1,200 migrants detained in warehouse raid following violent Moscow riot

1,200 migrants detained in warehouse raid following violent Moscow riot

Moscow authorities have closed a vegetable warehouse and detained 1,200 people after a violent Sunday protest in Moscow’s residential area of Biryulyovo, where a young Russian was allegedly stabbed to death by a migrant last week.

A car with money and weapons has been found as Moscow police raided a warehouse which locals call the main attraction for migrants. On Sunday it turned into the scene of a mass anti-migrant protest, which ended with nearly 400 arrests. 

Police conducts mass detention during a raid at a vegetable warehouse in Zapadnoye Biryulyovo. (RIA Novosti/Grigoriy Sisoev)

A crowd of locals took to the streets in response for the fatal stabbing of a young Muscovite, which is now being blamed on a migrant. They now say the killing of a 25-year-old Russian was merely the last straw.  

Moscow nationalists and football fans were quick to use the situation to also take part in the protests. Initial gathering of locals was then supported by clearly anti-migrant attuned groups of people.

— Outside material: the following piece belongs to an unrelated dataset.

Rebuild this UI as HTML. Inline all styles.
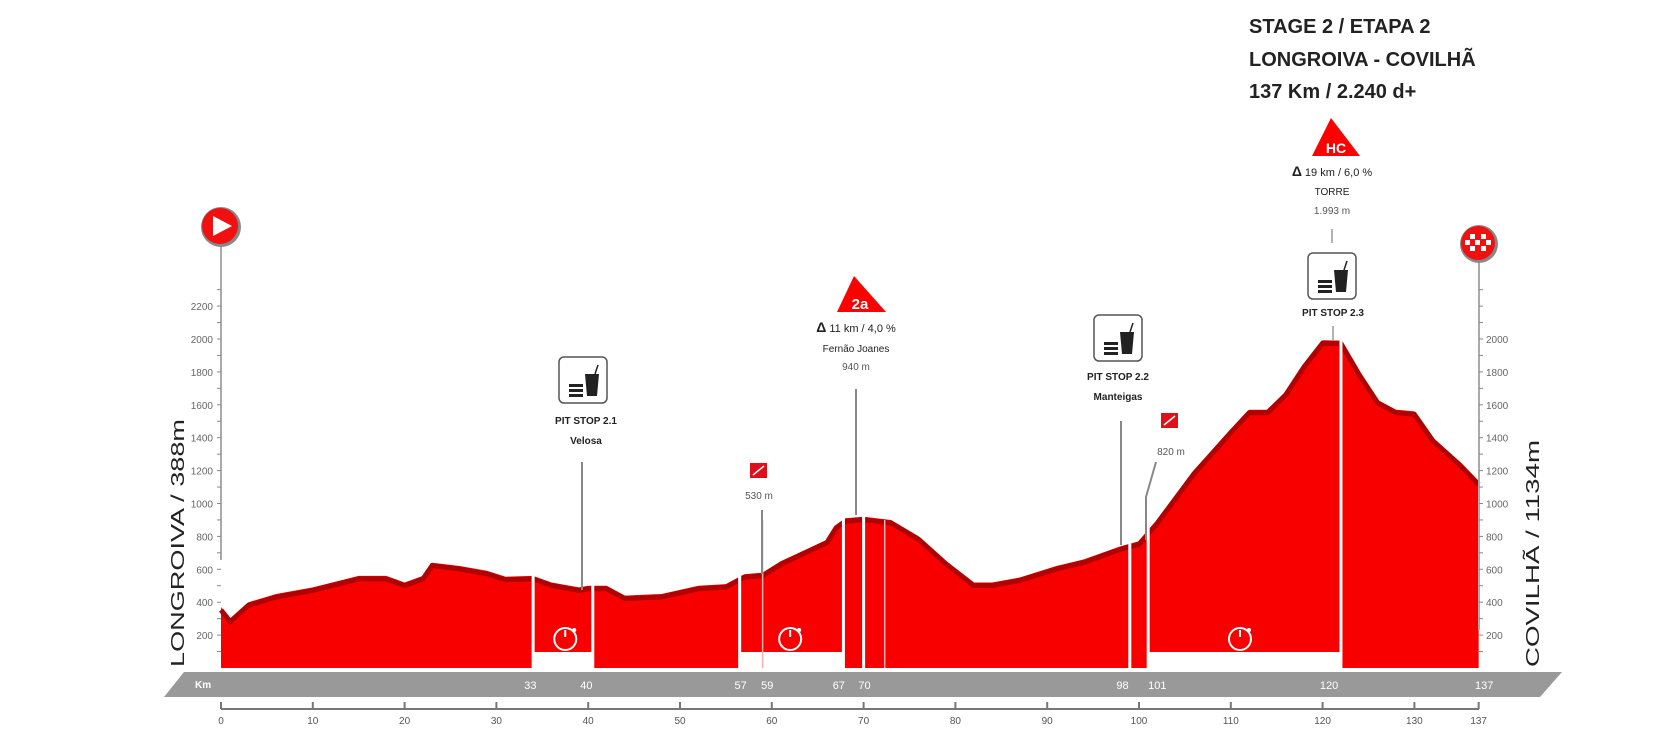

It appeared that locals have been calling on Moscow authorities to check the warehouse and relocate it to the outside of the city. As it is just 1km from the living area, people mainly complained about late hour work activity, noise from trucks, high levels of criminality and numerous migrants who rent apartments in the area. Dozens live in each apartment at the same time. Residents say to meet a Slavic-looking man after midnight is nearly impossible.

But authorities’ reply was diplomatic and short: “[Pokrovskaya] warehouse is a strategic object of food supplies for Moscow and, hence, the transfer is impossible.” 

Those supplies are mainly coming from Russia’s Republic of Dagestan, Uzbekistan, Kyrgyzstan, Azerbaijan and other neighboring CIS states.

According to Magomed Tolboev, an honorary president of a company which manages the warehouse, with closing Pokrovskaya, Moscow may lose more than 5 percent of all food supplies.

“You cannot close it. You just keep it in order. Now let the police be responsible for [the suspect],” Tolboev told RSN radio station.

In his opinion, responsibility for what is happening lies on corrupt local authorities and law enforcement.

“This whole situation is to blame on corrupt practices of municipality leaders, administration and so on, who cover all this. They need to ask themselves why they give migrants nationality and a work permit without due process. We cannot look after thousands of people,” he said.

Now there are informally three main demands. First of all people want the young man’s killer to be found and prosecuted. Next, for the warehouse to be closed and heads of regional administration and police department to be sacked. They suspect the latter of running a protection racket involving the migrants. 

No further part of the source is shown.